_MATERIAL TO PROCESS_.

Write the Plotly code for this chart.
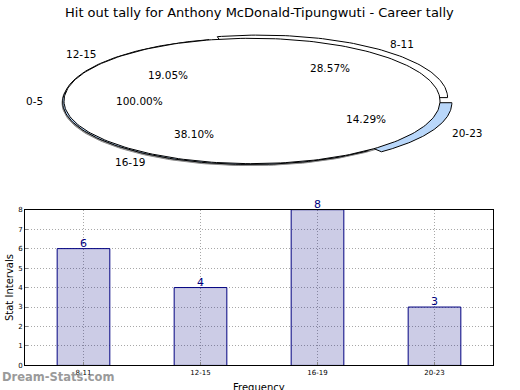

...

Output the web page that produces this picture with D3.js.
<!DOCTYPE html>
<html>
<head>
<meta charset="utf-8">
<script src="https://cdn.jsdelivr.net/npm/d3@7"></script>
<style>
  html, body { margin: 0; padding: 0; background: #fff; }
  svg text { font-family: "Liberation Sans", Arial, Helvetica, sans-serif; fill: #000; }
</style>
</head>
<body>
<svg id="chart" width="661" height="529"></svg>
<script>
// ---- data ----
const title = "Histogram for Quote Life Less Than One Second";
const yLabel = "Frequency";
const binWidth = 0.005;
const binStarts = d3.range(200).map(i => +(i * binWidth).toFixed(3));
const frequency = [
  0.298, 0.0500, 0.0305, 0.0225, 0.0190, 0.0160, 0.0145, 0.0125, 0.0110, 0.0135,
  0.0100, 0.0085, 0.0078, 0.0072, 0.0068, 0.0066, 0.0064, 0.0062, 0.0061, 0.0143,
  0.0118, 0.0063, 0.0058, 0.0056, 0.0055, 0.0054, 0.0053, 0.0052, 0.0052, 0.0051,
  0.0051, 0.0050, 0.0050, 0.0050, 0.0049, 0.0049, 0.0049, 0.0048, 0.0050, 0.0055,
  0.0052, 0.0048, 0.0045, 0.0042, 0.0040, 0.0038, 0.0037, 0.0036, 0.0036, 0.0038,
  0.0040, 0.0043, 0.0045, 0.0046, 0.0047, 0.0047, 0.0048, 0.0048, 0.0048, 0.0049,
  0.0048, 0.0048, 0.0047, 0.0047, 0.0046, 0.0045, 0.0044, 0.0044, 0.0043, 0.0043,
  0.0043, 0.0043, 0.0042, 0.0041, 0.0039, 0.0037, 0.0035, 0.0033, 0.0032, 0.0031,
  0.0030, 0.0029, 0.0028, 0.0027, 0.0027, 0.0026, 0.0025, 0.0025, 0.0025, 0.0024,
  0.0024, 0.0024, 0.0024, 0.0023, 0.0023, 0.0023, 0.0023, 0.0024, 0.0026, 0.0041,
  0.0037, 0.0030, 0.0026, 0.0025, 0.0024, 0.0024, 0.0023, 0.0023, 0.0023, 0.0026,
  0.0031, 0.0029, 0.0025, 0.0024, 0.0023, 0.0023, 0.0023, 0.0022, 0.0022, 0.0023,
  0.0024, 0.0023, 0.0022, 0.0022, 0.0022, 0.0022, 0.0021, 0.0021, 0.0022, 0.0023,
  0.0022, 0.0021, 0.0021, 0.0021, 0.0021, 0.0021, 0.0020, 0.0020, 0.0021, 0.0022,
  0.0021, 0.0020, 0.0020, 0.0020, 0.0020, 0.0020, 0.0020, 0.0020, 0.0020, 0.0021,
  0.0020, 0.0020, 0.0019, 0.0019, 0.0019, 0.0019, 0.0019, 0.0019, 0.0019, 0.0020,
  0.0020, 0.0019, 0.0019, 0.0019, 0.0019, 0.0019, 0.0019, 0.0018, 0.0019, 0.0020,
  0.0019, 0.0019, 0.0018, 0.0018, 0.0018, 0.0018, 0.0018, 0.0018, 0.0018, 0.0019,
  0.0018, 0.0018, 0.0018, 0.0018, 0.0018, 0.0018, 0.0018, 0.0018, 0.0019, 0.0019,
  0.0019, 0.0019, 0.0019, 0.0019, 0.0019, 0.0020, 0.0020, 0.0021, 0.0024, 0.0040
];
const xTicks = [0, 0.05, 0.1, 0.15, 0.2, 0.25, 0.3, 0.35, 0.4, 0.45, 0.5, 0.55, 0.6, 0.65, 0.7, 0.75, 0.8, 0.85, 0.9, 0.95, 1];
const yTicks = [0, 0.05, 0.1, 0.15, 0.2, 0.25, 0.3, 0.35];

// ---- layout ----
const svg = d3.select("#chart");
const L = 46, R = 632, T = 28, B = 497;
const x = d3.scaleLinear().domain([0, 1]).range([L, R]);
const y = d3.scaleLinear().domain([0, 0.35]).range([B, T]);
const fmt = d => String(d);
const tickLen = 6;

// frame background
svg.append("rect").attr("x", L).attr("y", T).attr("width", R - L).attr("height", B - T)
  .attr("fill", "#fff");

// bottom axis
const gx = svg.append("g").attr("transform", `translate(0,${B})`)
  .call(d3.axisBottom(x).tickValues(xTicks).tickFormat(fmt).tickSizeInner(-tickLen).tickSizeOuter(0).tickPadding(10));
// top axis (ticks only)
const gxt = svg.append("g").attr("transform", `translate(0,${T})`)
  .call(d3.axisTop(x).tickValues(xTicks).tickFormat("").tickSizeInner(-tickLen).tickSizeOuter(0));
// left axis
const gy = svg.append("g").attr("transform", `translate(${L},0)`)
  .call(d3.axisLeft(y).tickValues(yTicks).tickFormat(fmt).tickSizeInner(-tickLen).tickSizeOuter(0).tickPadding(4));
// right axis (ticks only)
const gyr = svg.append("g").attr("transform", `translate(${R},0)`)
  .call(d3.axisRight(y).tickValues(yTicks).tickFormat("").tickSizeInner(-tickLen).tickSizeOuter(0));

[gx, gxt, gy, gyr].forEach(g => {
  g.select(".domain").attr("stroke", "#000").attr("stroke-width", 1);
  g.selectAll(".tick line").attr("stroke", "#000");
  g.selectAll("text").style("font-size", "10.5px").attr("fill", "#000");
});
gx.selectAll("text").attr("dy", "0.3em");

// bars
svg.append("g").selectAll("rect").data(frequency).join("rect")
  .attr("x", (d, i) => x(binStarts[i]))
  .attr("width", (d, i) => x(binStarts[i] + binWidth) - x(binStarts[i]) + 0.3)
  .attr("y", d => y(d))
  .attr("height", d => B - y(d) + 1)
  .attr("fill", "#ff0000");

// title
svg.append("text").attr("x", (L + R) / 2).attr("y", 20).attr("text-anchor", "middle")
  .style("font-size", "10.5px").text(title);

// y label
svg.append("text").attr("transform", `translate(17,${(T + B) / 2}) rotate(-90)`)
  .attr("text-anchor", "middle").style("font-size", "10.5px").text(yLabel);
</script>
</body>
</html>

_WORK INSTRUCTIONS_. State how many lines of the entries above include the word "this", offering no text other than the number.

_SOLUTION_. 2